Task
Quote the listing below in its entirety, omitting every image.

((

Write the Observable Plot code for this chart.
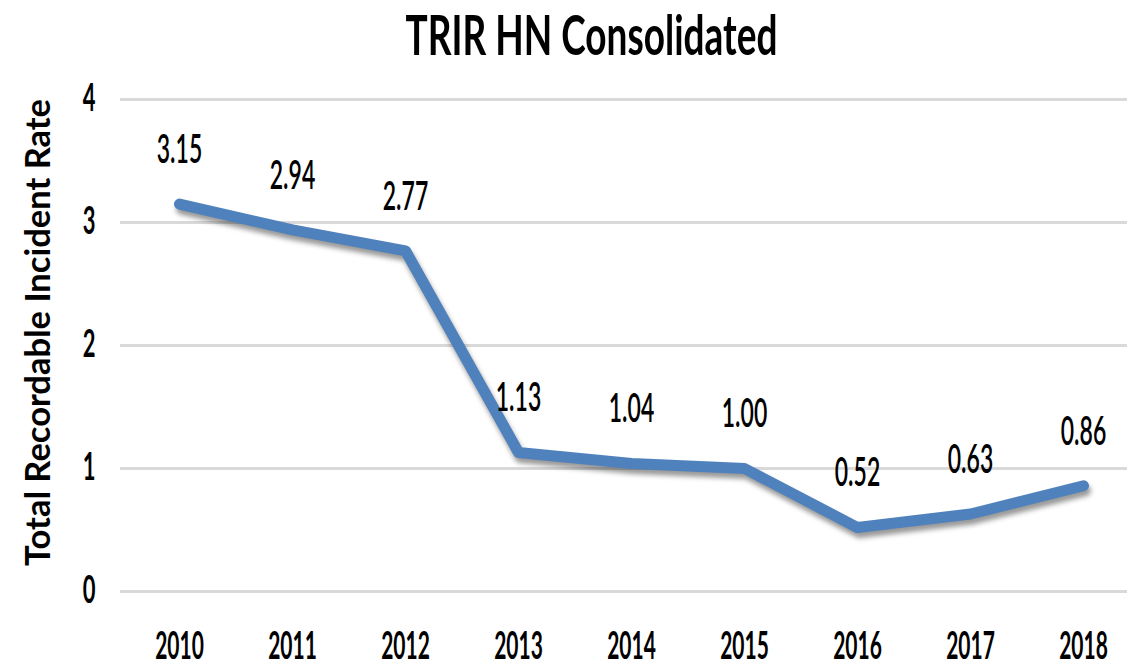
<!DOCTYPE html>
<html>
<head>
<meta charset="utf-8">
<script src="https://cdn.jsdelivr.net/npm/d3@7"></script>
<script src="https://cdn.jsdelivr.net/npm/@observablehq/plot@0.6"></script>
<style>
  body { margin: 0; background: #fff; }
  #wrap { position: relative; width: 1127px; height: 667px; overflow: hidden; background: #fff; }
  #title {
    position: absolute; top: 2px; left: 0; width: 1127px; box-sizing: border-box;
    padding-left: 56px; text-align: center;
    font-family: Lato, "Liberation Sans", sans-serif; font-weight: 700; font-size: 37px;
    line-height: 1.2; color: #000; transform: scaleY(1.48); transform-origin: 50% 0;
    white-space: nowrap;
  }
  #chart { position: absolute; top: 62px; left: 0; }
</style>
</head>
<body>
<div id="wrap">
  <div id="title">TRIR HN Consolidated</div>
  <div id="chart"></div>
</div>
<script>
const years = ["2010", "2011", "2012", "2013", "2014", "2015", "2016", "2017", "2018"];
const rates = [3.15, 2.94, 2.77, 1.13, 1.04, 1.00, 0.52, 0.63, 0.86];
const rateLabels = ["3.15", "2.94", "2.77", "1.13", "1.04", "1.00", "0.52", "0.63", "0.86"];
const yTicks = [0, 1, 2, 3, 4];
const yTitle = "Total Recordable Incident Rate";

const data = years.map((year, i) => ({year, rate: rates[i], label: rateLabels[i]}));

const chart = Plot.plot({
  width: 1127,
  height: 605,
  marginTop: 37,
  marginBottom: 76,
  marginLeft: 120,
  marginRight: 0,
  style: {fontFamily: "Lato, 'Liberation Sans', sans-serif", color: "#000", background: "#fff", overflow: "visible"},
  x: {type: "point", domain: years, range: [177, 1085], padding: 0, label: null},
  y: {domain: [0, 4], label: null},
  marks: [
    Plot.ruleY(yTicks, {stroke: "#d9d9d9", strokeWidth: 3}),
    Plot.axisY(yTicks, {tickSize: 0, tickPadding: 25, fontSize: 22, fontWeight: 700, label: null, tickFormat: d => String(d)}),
    Plot.axisX(years, {tickSize: 0, tickPadding: 41, fontSize: 21, fontWeight: 700, label: null}),
    Plot.line(data, {x: "year", y: "rate", stroke: "#000", strokeOpacity: 0.4, strokeWidth: 11,
      dx: 2, dy: 5, strokeLinecap: "round", strokeLinejoin: "round", ariaDescription: "shadow"}),
    Plot.line(data, {x: "year", y: "rate", stroke: "#4f81bd", strokeWidth: 11,
      strokeLinecap: "round", strokeLinejoin: "round"}),
    Plot.text(data, {x: "year", y: "rate", text: "label", dy: -54, fontSize: 23, fontWeight: 600, fill: "#000", ariaDescription: "data-label"}),
    Plot.text([yTitle], {frameAnchor: "left", textAnchor: "middle", rotate: -90, dx: -82, dy: -13, fontSize: 34.5,
      fontWeight: 700, fill: "#000", ariaDescription: "y-title"})
  ]
});

// vertical stretch of horizontal labels (condensed look of the original)
const stretchText = (g, k) => {
  g.querySelectorAll("text").forEach(t => {
    const x = +t.getAttribute("x") || 0, y = +t.getAttribute("y") || 0;
    const tr = t.getAttribute("transform") || "";
    t.setAttribute("transform", `${tr} translate(${x},${y}) scale(1,${k}) translate(${-x},${-y})`);
  });
};
chart.querySelectorAll("g").forEach(g => {
  const label = g.getAttribute("aria-label") || "";
  const desc = g.getAttribute("aria-description") || "";
  if (label === "x-axis tick label") stretchText(g, 1.8);
  else if (label === "y-axis tick label") stretchText(g, 1.7);
  else if (desc === "data-label") stretchText(g, 1.75);
});

// soft shadow under the line
const ns = "http://www.w3.org/2000/svg";
const defs = document.createElementNS(ns, "defs");
const filter = document.createElementNS(ns, "filter");
filter.setAttribute("id", "lineShadowBlur");
filter.setAttribute("x", "-10%"); filter.setAttribute("y", "-10%");
filter.setAttribute("width", "120%"); filter.setAttribute("height", "120%");
const blur = document.createElementNS(ns, "feGaussianBlur");
blur.setAttribute("stdDeviation", "2.5");
filter.appendChild(blur);
defs.appendChild(filter);
chart.insertBefore(defs, chart.firstChild);
const sh = chart.querySelector('g[aria-description="shadow"]');
if (sh) sh.setAttribute("filter", "url(#lineShadowBlur)");

document.getElementById("chart").appendChild(chart);
</script>
</body>
</html>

))

Task answer
Write the Observable Plot code for this chart.
<!DOCTYPE html>
<html>
<head>
<meta charset="utf-8">
<script src="https://cdn.jsdelivr.net/npm/d3@7"></script>
<script src="https://cdn.jsdelivr.net/npm/@observablehq/plot@0.6"></script>
<style>
  body { margin: 0; background: #fff; }
  #wrap { position: relative; width: 1127px; height: 667px; overflow: hidden; background: #fff; }
  #title {
    position: absolute; top: 2px; left: 0; width: 1127px; box-sizing: border-box;
    padding-left: 56px; text-align: center;
    font-family: Lato, "Liberation Sans", sans-serif; font-weight: 700; font-size: 37px;
    line-height: 1.2; color: #000; transform: scaleY(1.48); transform-origin: 50% 0;
    white-space: nowrap;
  }
  #chart { position: absolute; top: 62px; left: 0; }
</style>
</head>
<body>
<div id="wrap">
  <div id="title">TRIR HN Consolidated</div>
  <div id="chart"></div>
</div>
<script>
const years = ["2010", "2011", "2012", "2013", "2014", "2015", "2016", "2017", "2018"];
const rates = [3.15, 2.94, 2.77, 1.13, 1.04, 1.00, 0.52, 0.63, 0.86];
const rateLabels = ["3.15", "2.94", "2.77", "1.13", "1.04", "1.00", "0.52", "0.63", "0.86"];
const yTicks = [0, 1, 2, 3, 4];
const yTitle = "Total Recordable Incident Rate";

const data = years.map((year, i) => ({year, rate: rates[i], label: rateLabels[i]}));

const chart = Plot.plot({
  width: 1127,
  height: 605,
  marginTop: 37,
  marginBottom: 76,
  marginLeft: 120,
  marginRight: 0,
  style: {fontFamily: "Lato, 'Liberation Sans', sans-serif", color: "#000", background: "#fff", overflow: "visible"},
  x: {type: "point", domain: years, range: [177, 1085], padding: 0, label: null},
  y: {domain: [0, 4], label: null},
  marks: [
    Plot.ruleY(yTicks, {stroke: "#d9d9d9", strokeWidth: 3}),
    Plot.axisY(yTicks, {tickSize: 0, tickPadding: 25, fontSize: 22, fontWeight: 700, label: null, tickFormat: d => String(d)}),
    Plot.axisX(years, {tickSize: 0, tickPadding: 41, fontSize: 21, fontWeight: 700, label: null}),
    Plot.line(data, {x: "year", y: "rate", stroke: "#000", strokeOpacity: 0.4, strokeWidth: 11,
      dx: 2, dy: 5, strokeLinecap: "round", strokeLinejoin: "round", ariaDescription: "shadow"}),
    Plot.line(data, {x: "year", y: "rate", stroke: "#4f81bd", strokeWidth: 11,
      strokeLinecap: "round", strokeLinejoin: "round"}),
    Plot.text(data, {x: "year", y: "rate", text: "label", dy: -54, fontSize: 23, fontWeight: 600, fill: "#000", ariaDescription: "data-label"}),
    Plot.text([yTitle], {frameAnchor: "left", textAnchor: "middle", rotate: -90, dx: -82, dy: -13, fontSize: 34.5,
      fontWeight: 700, fill: "#000", ariaDescription: "y-title"})
  ]
});

// vertical stretch of horizontal labels (condensed look of the original)
const stretchText = (g, k) => {
  g.querySelectorAll("text").forEach(t => {
    const x = +t.getAttribute("x") || 0, y = +t.getAttribute("y") || 0;
    const tr = t.getAttribute("transform") || "";
    t.setAttribute("transform", `${tr} translate(${x},${y}) scale(1,${k}) translate(${-x},${-y})`);
  });
};
chart.querySelectorAll("g").forEach(g => {
  const label = g.getAttribute("aria-label") || "";
  const desc = g.getAttribute("aria-description") || "";
  if (label === "x-axis tick label") stretchText(g, 1.8);
  else if (label === "y-axis tick label") stretchText(g, 1.7);
  else if (desc === "data-label") stretchText(g, 1.75);
});

// soft shadow under the line
const ns = "http://www.w3.org/2000/svg";
const defs = document.createElementNS(ns, "defs");
const filter = document.createElementNS(ns, "filter");
filter.setAttribute("id", "lineShadowBlur");
filter.setAttribute("x", "-10%"); filter.setAttribute("y", "-10%");
filter.setAttribute("width", "120%"); filter.setAttribute("height", "120%");
const blur = document.createElementNS(ns, "feGaussianBlur");
blur.setAttribute("stdDeviation", "2.5");
filter.appendChild(blur);
defs.appendChild(filter);
chart.insertBefore(defs, chart.firstChild);
const sh = chart.querySelector('g[aria-description="shadow"]');
if (sh) sh.setAttribute("filter", "url(#lineShadowBlur)");

document.getElementById("chart").appendChild(chart);
</script>
</body>
</html>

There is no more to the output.